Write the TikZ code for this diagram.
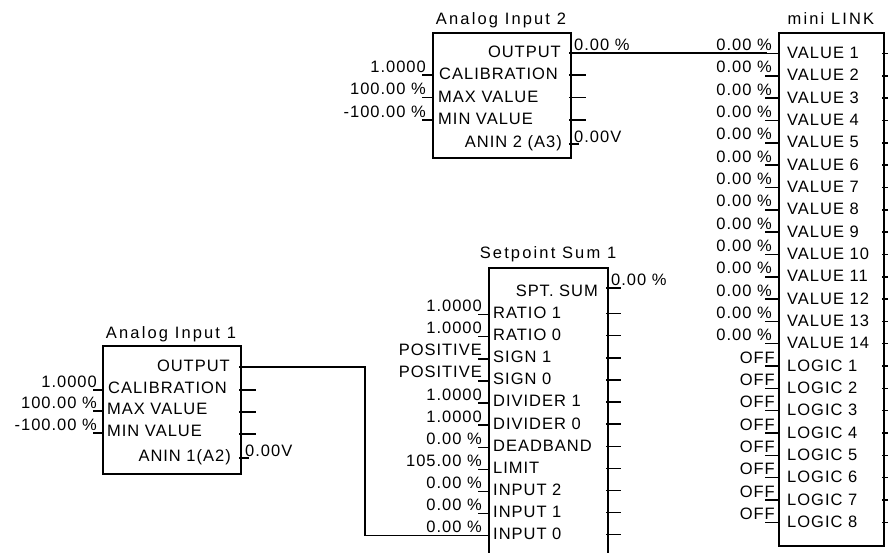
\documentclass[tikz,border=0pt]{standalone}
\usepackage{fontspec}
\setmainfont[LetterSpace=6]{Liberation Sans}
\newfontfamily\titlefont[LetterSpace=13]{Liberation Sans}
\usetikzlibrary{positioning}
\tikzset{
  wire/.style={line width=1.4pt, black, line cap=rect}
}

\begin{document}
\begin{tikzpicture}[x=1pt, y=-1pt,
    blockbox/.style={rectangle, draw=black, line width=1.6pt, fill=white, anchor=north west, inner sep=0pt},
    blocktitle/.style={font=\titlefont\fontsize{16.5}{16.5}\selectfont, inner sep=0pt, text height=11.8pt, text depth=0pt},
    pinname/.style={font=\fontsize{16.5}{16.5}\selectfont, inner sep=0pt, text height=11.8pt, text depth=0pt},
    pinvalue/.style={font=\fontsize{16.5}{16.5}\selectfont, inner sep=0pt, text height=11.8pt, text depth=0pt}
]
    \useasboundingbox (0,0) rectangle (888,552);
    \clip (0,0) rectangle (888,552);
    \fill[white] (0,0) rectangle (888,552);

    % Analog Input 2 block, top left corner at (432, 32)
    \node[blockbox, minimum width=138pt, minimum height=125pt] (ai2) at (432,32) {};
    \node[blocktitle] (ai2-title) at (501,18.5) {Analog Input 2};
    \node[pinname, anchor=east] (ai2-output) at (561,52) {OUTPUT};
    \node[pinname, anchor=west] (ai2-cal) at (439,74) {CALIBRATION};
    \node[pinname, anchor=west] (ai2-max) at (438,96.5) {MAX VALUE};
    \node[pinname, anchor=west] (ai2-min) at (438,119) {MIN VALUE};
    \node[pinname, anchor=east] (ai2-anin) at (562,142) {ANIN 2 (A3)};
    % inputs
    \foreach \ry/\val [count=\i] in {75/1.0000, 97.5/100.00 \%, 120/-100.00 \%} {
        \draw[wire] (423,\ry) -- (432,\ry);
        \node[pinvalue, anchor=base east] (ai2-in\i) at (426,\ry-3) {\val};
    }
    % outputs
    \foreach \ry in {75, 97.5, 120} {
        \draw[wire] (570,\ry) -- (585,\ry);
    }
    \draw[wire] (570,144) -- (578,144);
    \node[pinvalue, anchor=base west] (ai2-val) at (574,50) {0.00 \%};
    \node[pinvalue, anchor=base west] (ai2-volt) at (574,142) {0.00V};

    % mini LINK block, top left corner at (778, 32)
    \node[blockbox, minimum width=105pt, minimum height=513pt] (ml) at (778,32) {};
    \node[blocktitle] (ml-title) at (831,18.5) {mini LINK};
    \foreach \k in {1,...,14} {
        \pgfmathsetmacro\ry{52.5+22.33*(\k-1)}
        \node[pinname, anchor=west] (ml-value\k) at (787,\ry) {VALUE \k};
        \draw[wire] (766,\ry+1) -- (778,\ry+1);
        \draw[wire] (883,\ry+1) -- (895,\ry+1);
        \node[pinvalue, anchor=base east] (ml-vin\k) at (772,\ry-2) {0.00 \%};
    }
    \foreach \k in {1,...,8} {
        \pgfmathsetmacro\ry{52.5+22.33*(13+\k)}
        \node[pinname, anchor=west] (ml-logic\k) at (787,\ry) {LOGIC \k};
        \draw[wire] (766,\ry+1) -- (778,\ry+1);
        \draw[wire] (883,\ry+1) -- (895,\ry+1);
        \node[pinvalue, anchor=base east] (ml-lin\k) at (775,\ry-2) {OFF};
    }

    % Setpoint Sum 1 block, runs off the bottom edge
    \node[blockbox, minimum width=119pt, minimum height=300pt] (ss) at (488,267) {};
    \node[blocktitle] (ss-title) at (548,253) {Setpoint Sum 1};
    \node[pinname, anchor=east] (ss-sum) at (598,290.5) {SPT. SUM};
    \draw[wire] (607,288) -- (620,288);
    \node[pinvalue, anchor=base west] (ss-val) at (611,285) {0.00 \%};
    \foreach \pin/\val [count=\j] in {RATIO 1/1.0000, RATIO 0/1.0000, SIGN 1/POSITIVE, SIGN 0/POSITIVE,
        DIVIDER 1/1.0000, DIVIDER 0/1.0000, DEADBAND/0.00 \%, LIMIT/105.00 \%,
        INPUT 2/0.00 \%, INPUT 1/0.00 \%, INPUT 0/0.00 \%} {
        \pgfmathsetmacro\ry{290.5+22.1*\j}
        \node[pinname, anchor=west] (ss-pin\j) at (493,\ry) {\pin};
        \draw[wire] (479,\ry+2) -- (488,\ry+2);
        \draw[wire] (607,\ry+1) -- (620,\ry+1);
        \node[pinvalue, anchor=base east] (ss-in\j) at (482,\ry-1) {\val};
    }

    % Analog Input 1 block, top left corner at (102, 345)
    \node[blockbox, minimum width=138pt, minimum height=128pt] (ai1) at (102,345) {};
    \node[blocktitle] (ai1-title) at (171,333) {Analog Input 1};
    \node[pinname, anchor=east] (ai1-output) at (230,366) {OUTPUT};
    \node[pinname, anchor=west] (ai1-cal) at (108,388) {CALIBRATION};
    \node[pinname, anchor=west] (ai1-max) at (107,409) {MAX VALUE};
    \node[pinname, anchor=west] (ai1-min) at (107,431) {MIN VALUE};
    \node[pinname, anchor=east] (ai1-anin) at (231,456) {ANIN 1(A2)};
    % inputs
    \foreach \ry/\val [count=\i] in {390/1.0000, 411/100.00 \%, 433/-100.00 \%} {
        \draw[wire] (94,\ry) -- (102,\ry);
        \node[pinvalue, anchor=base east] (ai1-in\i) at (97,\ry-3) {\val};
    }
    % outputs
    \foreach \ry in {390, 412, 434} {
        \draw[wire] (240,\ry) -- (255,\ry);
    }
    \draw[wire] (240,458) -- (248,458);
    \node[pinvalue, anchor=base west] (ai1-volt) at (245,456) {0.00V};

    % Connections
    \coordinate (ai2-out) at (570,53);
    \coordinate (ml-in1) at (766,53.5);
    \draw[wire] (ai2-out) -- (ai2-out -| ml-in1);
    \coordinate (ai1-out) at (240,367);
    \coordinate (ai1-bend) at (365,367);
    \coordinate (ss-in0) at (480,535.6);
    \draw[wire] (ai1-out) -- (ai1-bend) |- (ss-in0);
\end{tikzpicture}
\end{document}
######
Task goal:
Repeat the lines of the listing above verbatim, beginning at its first line and ending at the line containing "anchor=base west] (ai2-volt)", which is included. Omit pictures.

Task response:
Write the TikZ code for this diagram.
\documentclass[tikz,border=0pt]{standalone}
\usepackage{fontspec}
\setmainfont[LetterSpace=6]{Liberation Sans}
\newfontfamily\titlefont[LetterSpace=13]{Liberation Sans}
\usetikzlibrary{positioning}
\tikzset{
  wire/.style={line width=1.4pt, black, line cap=rect}
}

\begin{document}
\begin{tikzpicture}[x=1pt, y=-1pt,
    blockbox/.style={rectangle, draw=black, line width=1.6pt, fill=white, anchor=north west, inner sep=0pt},
    blocktitle/.style={font=\titlefont\fontsize{16.5}{16.5}\selectfont, inner sep=0pt, text height=11.8pt, text depth=0pt},
    pinname/.style={font=\fontsize{16.5}{16.5}\selectfont, inner sep=0pt, text height=11.8pt, text depth=0pt},
    pinvalue/.style={font=\fontsize{16.5}{16.5}\selectfont, inner sep=0pt, text height=11.8pt, text depth=0pt}
]
    \useasboundingbox (0,0) rectangle (888,552);
    \clip (0,0) rectangle (888,552);
    \fill[white] (0,0) rectangle (888,552);

    % Analog Input 2 block, top left corner at (432, 32)
    \node[blockbox, minimum width=138pt, minimum height=125pt] (ai2) at (432,32) {};
    \node[blocktitle] (ai2-title) at (501,18.5) {Analog Input 2};
    \node[pinname, anchor=east] (ai2-output) at (561,52) {OUTPUT};
    \node[pinname, anchor=west] (ai2-cal) at (439,74) {CALIBRATION};
    \node[pinname, anchor=west] (ai2-max) at (438,96.5) {MAX VALUE};
    \node[pinname, anchor=west] (ai2-min) at (438,119) {MIN VALUE};
    \node[pinname, anchor=east] (ai2-anin) at (562,142) {ANIN 2 (A3)};
    % inputs
    \foreach \ry/\val [count=\i] in {75/1.0000, 97.5/100.00 \%, 120/-100.00 \%} {
        \draw[wire] (423,\ry) -- (432,\ry);
        \node[pinvalue, anchor=base east] (ai2-in\i) at (426,\ry-3) {\val};
    }
    % outputs
    \foreach \ry in {75, 97.5, 120} {
        \draw[wire] (570,\ry) -- (585,\ry);
    }
    \draw[wire] (570,144) -- (578,144);
    \node[pinvalue, anchor=base west] (ai2-val) at (574,50) {0.00 \%};
    \node[pinvalue, anchor=base west] (ai2-volt) at (574,142) {0.00V};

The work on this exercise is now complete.